Restaurant's healthcare surcharge draws strong responses

Republique servers can make as much as $70,000 to $80,000 a year, which is terrific, Manzke said. But it's roughly three times as much as other full-time staff, including cooks and food preppers. Manzke thought that providing health insurance would make lower-end jobs more desirable and reduce turnover, giving him time to move employees up the restaurant ladder.

OK, but why not simply add 3% to the cost of every menu item, or pay kitchen staff higher wages?

Raising operating costs would force higher prices, said Chait, and risk driving away customers. It could also mean higher taxes, and higher rent, too, because the rent is based on monthly revenue.

Chait said they considered charging a flat 17% service fee, following in the footsteps of famed Berkeley restaurateur Alice Waters, who provides healthcare and a 401(k) to employees. But they opted for the surcharge, despite a scandal in San Francisco, where some restaurants that levied healthcare surcharges were found to be pocketing the money rather than paying for medical coverage.

"We will absolutely pay for healthcare," said Chait, who is offering employees three Kaiser options, two that require employee contributions and one that doesn't. And he said he's already looking into offering similar plans to employees of other local restaurants he owns.

I spoke to three Republique employees who were thrilled to have a medical plan in an industry that generally doesn't provide one. Think about that for a moment — do you really want the people handling and serving your food to not have health insurance?

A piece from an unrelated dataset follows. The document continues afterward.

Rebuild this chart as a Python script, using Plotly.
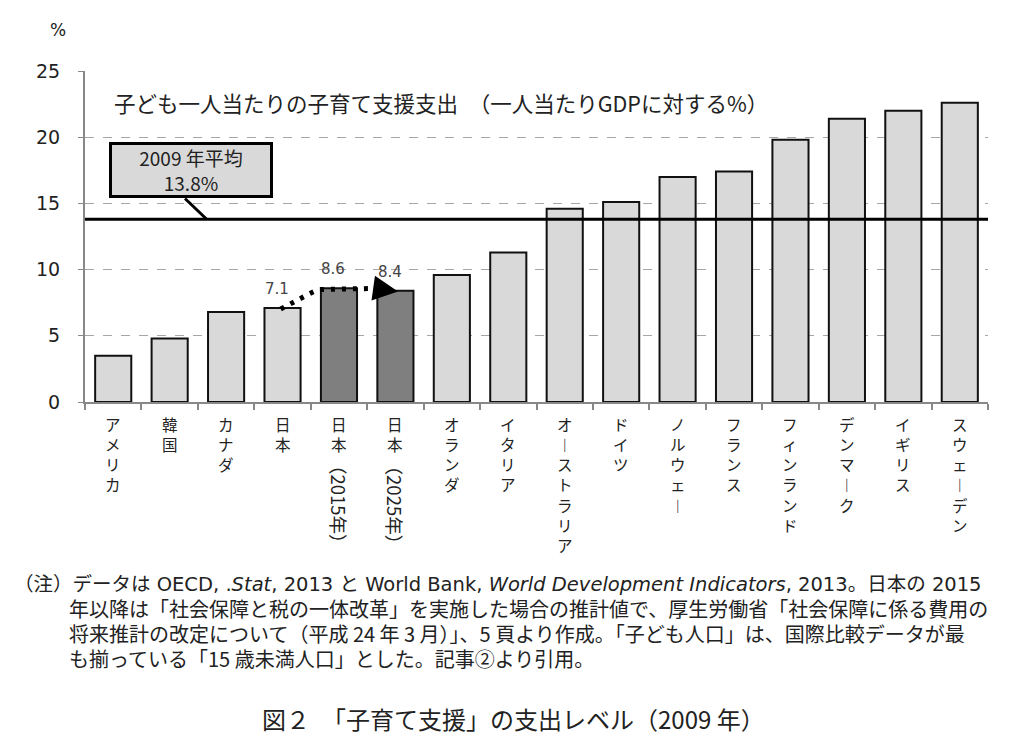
import plotly.graph_objects as go

categories = ["アメリカ", "韓国", "カナダ", "日本", "日本（2015年）", "日本（2025年）", "オランダ",
              "イタリア", "オーストラリア", "ドイツ", "ノルウェー", "フランス", "フィンランド",
              "デンマーク", "イギリス", "スウェーデン"]
values = [3.5, 4.8, 6.8, 7.1, 8.6, 8.4, 9.6, 11.3, 14.6, 15.1, 17.0, 17.4, 19.8, 21.4, 22.0, 22.6]
projected = [False, False, False, False, True, True, False, False, False, False, False, False,
             False, False, False, False]
average_2009 = 13.8
labelled = ["日本", "日本（2015年）", "日本（2025年）"]
y_ticks = [0, 5, 10, 15, 20, 25]

chart_title = "子ども一人当たりの子育て支援支出　（一人当たりGDPに対する%）"
avg_label = "2009 年平均<br>13.8%"
note_lines = [
    "（注）データは OECD, .<i>Stat</i>, 2013 と World Bank, <i>World Development Indicators</i>, 2013。日本の 2015",
    "年以降は「社会保障と税の一体改革」を実施した場合の推計値で、厚生労働省「社会保障に係る費用の",
    "将来推計の改定について（平成 24 年 3 月）」、5 頁より作成。「子ども人口」は、国際比較データが最",
    "も揃っている「15 歳未満人口」とした。記事②より引用。",
]
caption = "図２　「子育て支援」の支出レベル（2009 年）"

FONT = "Noto Sans CJK JP"
NUMFONT = "DejaVu Sans"
MIXFONT = "DejaVu Sans, Noto Sans CJK JP"
TXT = "#222222"

# page geometry (the page body adds an 8px offset)
OFF = 8
PL, PR, PT, PB = 85, 988, 71, 402     # plot area in page pixels
PAGE_W, PAGE_H = 1024, 745
W, H = PAGE_W - OFF, PAGE_H - OFF
pw, ph = PR - PL, PB - PT
ncat = len(categories)
step = pw / ncat
YMAX = 25


def dx(px):       # page px -> category coordinate
    return (px - PL) / step - 0.5


def dy(py):       # page px -> value
    return (PB - py) / ph * YMAX


def px_(px):      # page px -> paper x
    return (px - PL) / pw


def py_(py):      # page px -> paper y
    return (PB - py) / ph


fig = go.Figure()
fig.add_trace(go.Bar(
    x=categories, y=values,
    marker=dict(color=["#7f7f7f" if p else "#d9d9d9" for p in projected],
                line=dict(color="#111111", width=2)),
    hoverinfo="x+y", showlegend=False,
))

# average line
fig.add_shape(type="line", xref="paper", yref="y", x0=0, x1=1, y0=average_2009, y1=average_2009,
              line=dict(color="#000000", width=3), layer="above")

# dotted trend from 日本 to projections
trend_px = [(280.7, 309), (290.7, 303.3), (300, 298.7), (309, 294), (318.3, 289.5),
            (345, 288.5), (372, 288.5)]
fig.add_trace(go.Scatter(x=[dx(a) for a, b in trend_px], y=[dy(b) for a, b in trend_px],
                         xaxis="x2", mode="lines",
                         line=dict(color="#000000", width=5, dash="4px,7px"),
                         hoverinfo="skip", showlegend=False))
fig.add_annotation(x=dx(398), y=dy(291.5), ax=dx(380), ay=dy(289), xref="x2", yref="y",
                   axref="x2", ayref="y", text="", showarrow=True, arrowhead=2, arrowsize=2,
                   arrowwidth=2.5, arrowcolor="#000000", standoff=0)

# value labels
for cat in labelled:
    i = categories.index(cat)
    v = values[i]
    fig.add_annotation(x=i - 0.1, y=v, xref="x2", yref="y", text=f"{v}", showarrow=False,
                       yanchor="bottom", yshift=8, font=dict(family=NUMFONT, size=15, color="#444444"))

# title inside plot
fig.add_annotation(x=dx(112), y=dy(102), xref="x2", yref="y", xanchor="left", yanchor="middle",
                   text=chart_title, showarrow=False,
                   font=dict(family=FONT, size=21.5, color=TXT))

# average callout box
fig.add_annotation(x=dx(191), y=dy(170), xref="x2", yref="y", text=avg_label,
                   showarrow=False, bgcolor="#d9d9d9", bordercolor="#000000", borderwidth=3,
                   borderpad=0, width=158, height=50,
                   font=dict(family=FONT, size=19, color=TXT))
fig.add_shape(type="line", xref="x2", yref="y", x0=dx(185), y0=dy(198.5),
              x1=dx(206.7), y1=average_2009, line=dict(color="#000000", width=3))

# "%" unit
fig.add_annotation(x=px_(58), y=py_(30), xref="paper", yref="paper", text="%", showarrow=False,
                   xanchor="center", yanchor="middle", font=dict(family=NUMFONT, size=17, color=TXT))

# vertical category labels (stacked glyphs; long-vowel mark shown in its vertical form)
LBL_SIZE = 15.5
for i, cat in enumerate(categories):
    if "（" in cat:
        head, tail = cat.split("（", 1)
        tail = "（" + tail
    else:
        head, tail = cat, ""
    stacked = "<br>".join("︱" if ch == "ー" else ch for ch in head)
    fig.add_annotation(x=i, y=0, xref="x2", yref="paper", text=stacked, showarrow=False,
                       yanchor="top", xanchor="center", yshift=-9,
                       font=dict(family=FONT, size=LBL_SIZE, color=TXT))
    if tail:
        seglen = 94
        centre = 458 + seglen / 2
        fig.add_annotation(x=i, y=0, xref="x2", yref="paper", text=tail, showarrow=False,
                           textangle=90, yanchor="middle", xanchor="center",
                           yshift=-(centre - PB),
                           font=dict(family=FONT, size=18.5, color=TXT))

# notes
for k, line in enumerate(note_lines):
    x0 = 12 if k == 0 else 67
    fam = MIXFONT if k == 0 else FONT
    fig.add_annotation(x=px_(x0), y=py_(584 + k * 24.7), xref="paper", yref="paper",
                       xanchor="left", yanchor="middle", text=line, showarrow=False,
                       font=dict(family=fam, size=19.5 if k == 0 else 20, color=TXT))

fig.add_annotation(x=px_(513), y=py_(718), xref="paper", yref="paper", text=caption,
                   showarrow=False, yanchor="middle", xanchor="center",
                   font=dict(family=FONT, size=24, color=TXT))

fig.update_layout(
    width=W, height=H,
    margin=dict(l=PL - OFF, r=PAGE_W - PR, t=PT - OFF, b=PAGE_H - PB, pad=0),
    paper_bgcolor="white", plot_bgcolor="white",
    bargap=0.36,
    font=dict(family=FONT, color=TXT),
    xaxis=dict(type="category", showticklabels=False, tickson="boundaries", ticks="outside",
               ticklen=6, tickcolor="#888888", tickwidth=1.5, showline=True, linecolor="#888888",
               linewidth=2, showgrid=False, range=[-0.5, ncat - 0.5], fixedrange=True),
    xaxis2=dict(overlaying="x", range=[-0.5, ncat - 0.5], visible=False, fixedrange=True),
    yaxis=dict(range=[0, YMAX], tickvals=y_ticks, ticks="outside", ticklen=5, tickcolor="#888888",
               showline=True, linecolor="#888888", linewidth=2, showgrid=True,
               gridcolor="#a6a6a6", griddash="dash", gridwidth=1, zeroline=False,
               ticklabelstandoff=14, tickfont=dict(family=NUMFONT, size=19, color=TXT),
               fixedrange=True),
)

fig.write_html("out.html")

Chait said his restaurant could have done a better job of explaining the surcharge, which is noted at the bottom of the menu. He said staffers are being instructed to tell customers the reasoning behind the fee and to emphasize that they can leave a smaller tip, if they're so obliged.

But Chait was a little surprised that anyone affluent enough to pay for entrees that range from $18 for butternut squash agnolotti to $75 for prime dry-aged cote de boeuf would gripe about paying a tiny fee so the person washing the tricolore salad can have a modest healthcare plan.

I think I'll pass on the cote de boeuf. But otherwise, I'm happy to kick in an extra 25 cents for breakfast or a few bucks for dinner.